Directions for this task:
From the very first line of the data to the line containing "fig.patch.set_facecolor('white')", retype everything exactly, leaving the pictures behind.

Entries provided:
○ ○ ○ ○ ○ ○ ○

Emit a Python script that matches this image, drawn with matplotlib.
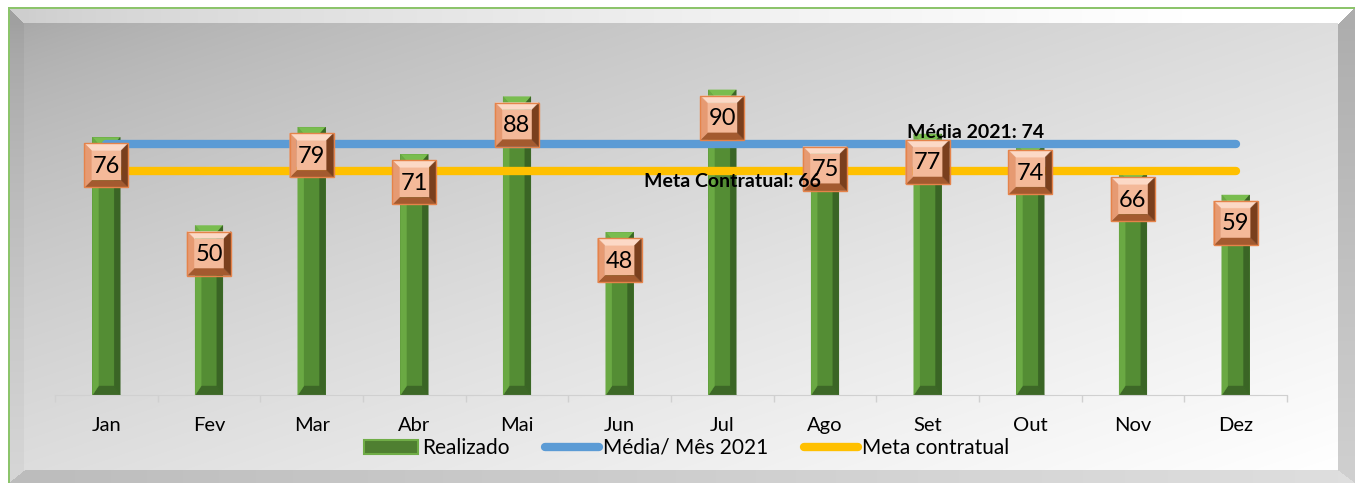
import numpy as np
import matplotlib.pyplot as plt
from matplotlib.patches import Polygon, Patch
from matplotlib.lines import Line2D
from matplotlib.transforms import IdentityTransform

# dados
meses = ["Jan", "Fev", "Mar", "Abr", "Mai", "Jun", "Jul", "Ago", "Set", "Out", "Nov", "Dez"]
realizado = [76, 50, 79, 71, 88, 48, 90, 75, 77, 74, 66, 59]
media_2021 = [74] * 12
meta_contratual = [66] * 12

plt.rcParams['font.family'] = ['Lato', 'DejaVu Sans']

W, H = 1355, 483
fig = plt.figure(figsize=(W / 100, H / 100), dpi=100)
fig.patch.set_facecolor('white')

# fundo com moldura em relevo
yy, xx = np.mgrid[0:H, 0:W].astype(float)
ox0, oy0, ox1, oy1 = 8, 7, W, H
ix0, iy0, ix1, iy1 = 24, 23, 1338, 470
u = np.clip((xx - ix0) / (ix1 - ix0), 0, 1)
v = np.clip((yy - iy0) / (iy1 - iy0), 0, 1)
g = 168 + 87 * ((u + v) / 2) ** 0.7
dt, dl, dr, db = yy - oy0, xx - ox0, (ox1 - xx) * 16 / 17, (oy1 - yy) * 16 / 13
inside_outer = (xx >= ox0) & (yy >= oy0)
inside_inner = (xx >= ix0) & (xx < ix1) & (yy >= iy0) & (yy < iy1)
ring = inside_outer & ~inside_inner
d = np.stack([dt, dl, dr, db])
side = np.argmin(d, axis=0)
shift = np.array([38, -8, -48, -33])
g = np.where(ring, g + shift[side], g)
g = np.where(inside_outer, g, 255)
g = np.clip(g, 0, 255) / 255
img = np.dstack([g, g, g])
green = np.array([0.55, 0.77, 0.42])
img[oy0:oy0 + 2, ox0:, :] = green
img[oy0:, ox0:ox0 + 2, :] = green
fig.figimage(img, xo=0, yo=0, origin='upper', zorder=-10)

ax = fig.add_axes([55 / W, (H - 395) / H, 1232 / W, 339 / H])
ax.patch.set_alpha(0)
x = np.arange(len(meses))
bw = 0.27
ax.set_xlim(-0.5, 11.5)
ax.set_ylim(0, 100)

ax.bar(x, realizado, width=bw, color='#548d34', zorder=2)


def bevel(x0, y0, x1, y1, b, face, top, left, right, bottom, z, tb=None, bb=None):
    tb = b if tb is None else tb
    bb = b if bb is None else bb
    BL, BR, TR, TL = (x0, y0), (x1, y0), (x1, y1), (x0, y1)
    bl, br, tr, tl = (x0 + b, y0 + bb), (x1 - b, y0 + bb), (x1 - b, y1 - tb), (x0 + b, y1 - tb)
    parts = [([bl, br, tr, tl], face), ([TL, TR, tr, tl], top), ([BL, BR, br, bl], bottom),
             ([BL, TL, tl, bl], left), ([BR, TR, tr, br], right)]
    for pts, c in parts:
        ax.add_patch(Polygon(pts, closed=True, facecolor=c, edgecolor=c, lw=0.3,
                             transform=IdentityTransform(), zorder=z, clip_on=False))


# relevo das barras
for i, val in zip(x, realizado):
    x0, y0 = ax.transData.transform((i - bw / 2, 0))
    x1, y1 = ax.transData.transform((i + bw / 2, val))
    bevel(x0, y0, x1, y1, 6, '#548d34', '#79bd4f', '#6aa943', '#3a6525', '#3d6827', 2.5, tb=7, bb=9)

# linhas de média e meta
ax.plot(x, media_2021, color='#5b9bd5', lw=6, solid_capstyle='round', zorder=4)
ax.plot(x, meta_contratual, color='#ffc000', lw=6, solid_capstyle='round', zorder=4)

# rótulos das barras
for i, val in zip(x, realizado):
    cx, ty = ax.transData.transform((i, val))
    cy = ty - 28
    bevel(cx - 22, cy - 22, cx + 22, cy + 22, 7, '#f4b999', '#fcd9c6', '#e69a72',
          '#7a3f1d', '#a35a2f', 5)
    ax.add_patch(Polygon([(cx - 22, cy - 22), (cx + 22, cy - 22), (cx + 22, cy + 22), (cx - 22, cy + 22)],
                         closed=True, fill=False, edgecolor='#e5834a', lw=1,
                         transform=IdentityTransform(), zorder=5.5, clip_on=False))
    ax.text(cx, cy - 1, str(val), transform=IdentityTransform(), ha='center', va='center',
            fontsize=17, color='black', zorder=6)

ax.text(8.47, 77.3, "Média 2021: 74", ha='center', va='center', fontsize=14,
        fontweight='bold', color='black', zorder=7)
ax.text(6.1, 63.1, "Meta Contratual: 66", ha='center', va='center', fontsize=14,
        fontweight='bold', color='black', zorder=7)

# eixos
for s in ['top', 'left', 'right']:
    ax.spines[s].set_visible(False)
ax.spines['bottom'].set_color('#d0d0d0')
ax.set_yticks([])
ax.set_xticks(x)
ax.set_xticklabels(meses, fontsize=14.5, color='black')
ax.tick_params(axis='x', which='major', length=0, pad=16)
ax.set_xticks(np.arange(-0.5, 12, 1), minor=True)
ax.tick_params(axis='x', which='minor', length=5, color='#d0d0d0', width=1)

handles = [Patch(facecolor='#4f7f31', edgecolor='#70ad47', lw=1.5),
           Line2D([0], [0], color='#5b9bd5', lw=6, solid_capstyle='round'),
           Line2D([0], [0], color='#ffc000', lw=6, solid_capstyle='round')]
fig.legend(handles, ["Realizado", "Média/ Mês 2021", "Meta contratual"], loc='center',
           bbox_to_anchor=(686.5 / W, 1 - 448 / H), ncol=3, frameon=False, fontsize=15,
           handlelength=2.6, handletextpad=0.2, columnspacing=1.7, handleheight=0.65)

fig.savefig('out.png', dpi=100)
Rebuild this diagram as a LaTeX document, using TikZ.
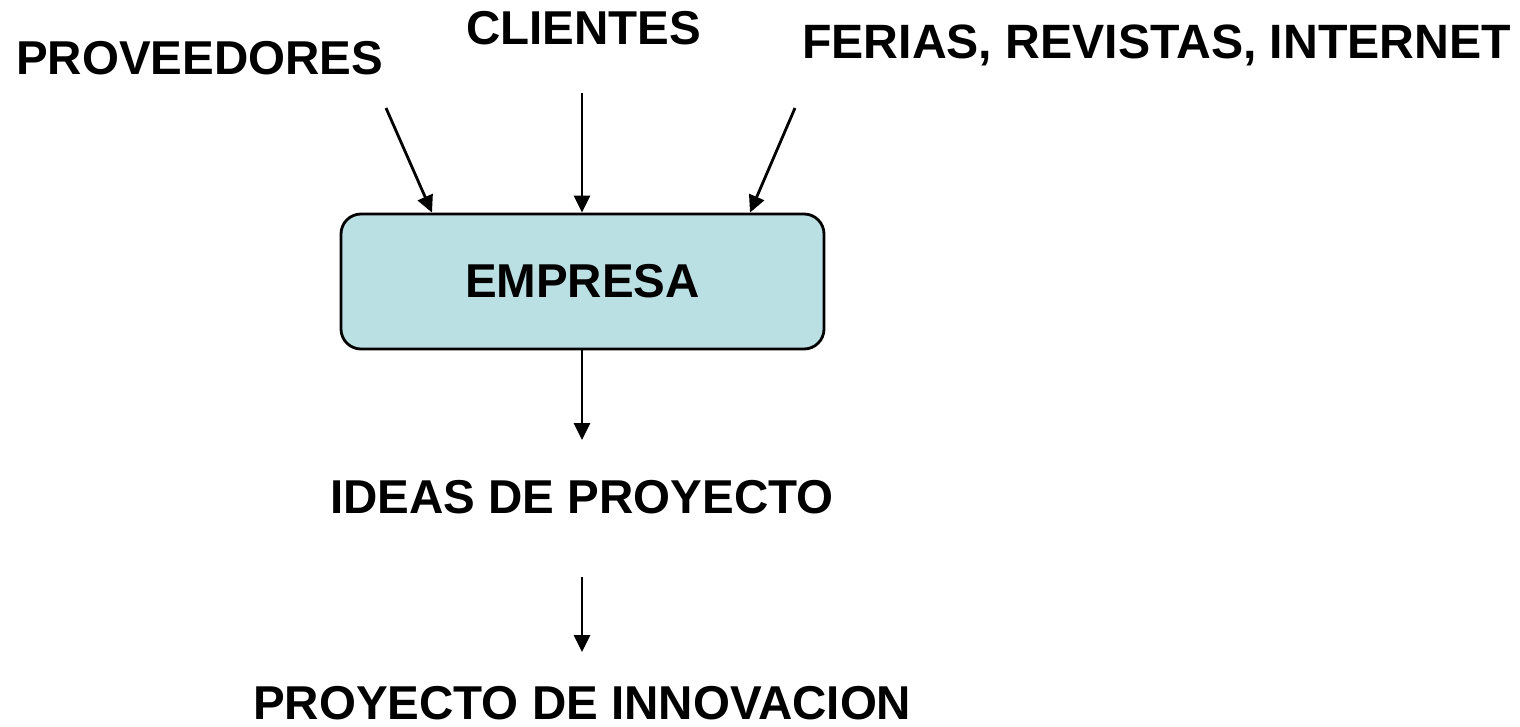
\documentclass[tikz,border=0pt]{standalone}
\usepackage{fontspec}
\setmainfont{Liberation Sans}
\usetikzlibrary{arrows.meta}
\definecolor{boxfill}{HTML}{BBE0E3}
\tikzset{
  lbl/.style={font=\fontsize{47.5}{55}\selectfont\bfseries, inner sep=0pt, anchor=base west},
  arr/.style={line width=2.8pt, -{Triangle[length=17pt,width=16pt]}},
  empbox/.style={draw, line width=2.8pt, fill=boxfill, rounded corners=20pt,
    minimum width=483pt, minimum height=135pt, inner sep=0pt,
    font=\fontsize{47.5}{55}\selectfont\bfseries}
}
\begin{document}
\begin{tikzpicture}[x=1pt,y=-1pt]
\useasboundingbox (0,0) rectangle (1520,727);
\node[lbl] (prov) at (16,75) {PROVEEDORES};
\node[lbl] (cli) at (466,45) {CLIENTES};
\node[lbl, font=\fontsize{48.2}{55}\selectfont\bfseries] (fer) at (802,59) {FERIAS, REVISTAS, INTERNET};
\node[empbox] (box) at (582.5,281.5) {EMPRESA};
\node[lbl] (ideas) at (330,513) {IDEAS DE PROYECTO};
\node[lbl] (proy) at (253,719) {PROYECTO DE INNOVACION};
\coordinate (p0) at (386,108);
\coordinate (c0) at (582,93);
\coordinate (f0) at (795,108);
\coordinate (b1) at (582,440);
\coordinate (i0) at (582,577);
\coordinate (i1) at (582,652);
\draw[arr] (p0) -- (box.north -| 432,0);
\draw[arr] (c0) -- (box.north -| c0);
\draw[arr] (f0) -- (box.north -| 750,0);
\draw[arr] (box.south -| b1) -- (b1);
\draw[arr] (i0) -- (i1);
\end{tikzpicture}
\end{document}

○ ○ ○ ○ ○ ○ ○

Answer to this problem:
Emit a Python script that matches this image, drawn with matplotlib.
import numpy as np
import matplotlib.pyplot as plt
from matplotlib.patches import Polygon, Patch
from matplotlib.lines import Line2D
from matplotlib.transforms import IdentityTransform

# dados
meses = ["Jan", "Fev", "Mar", "Abr", "Mai", "Jun", "Jul", "Ago", "Set", "Out", "Nov", "Dez"]
realizado = [76, 50, 79, 71, 88, 48, 90, 75, 77, 74, 66, 59]
media_2021 = [74] * 12
meta_contratual = [66] * 12

plt.rcParams['font.family'] = ['Lato', 'DejaVu Sans']

W, H = 1355, 483
fig = plt.figure(figsize=(W / 100, H / 100), dpi=100)
fig.patch.set_facecolor('white')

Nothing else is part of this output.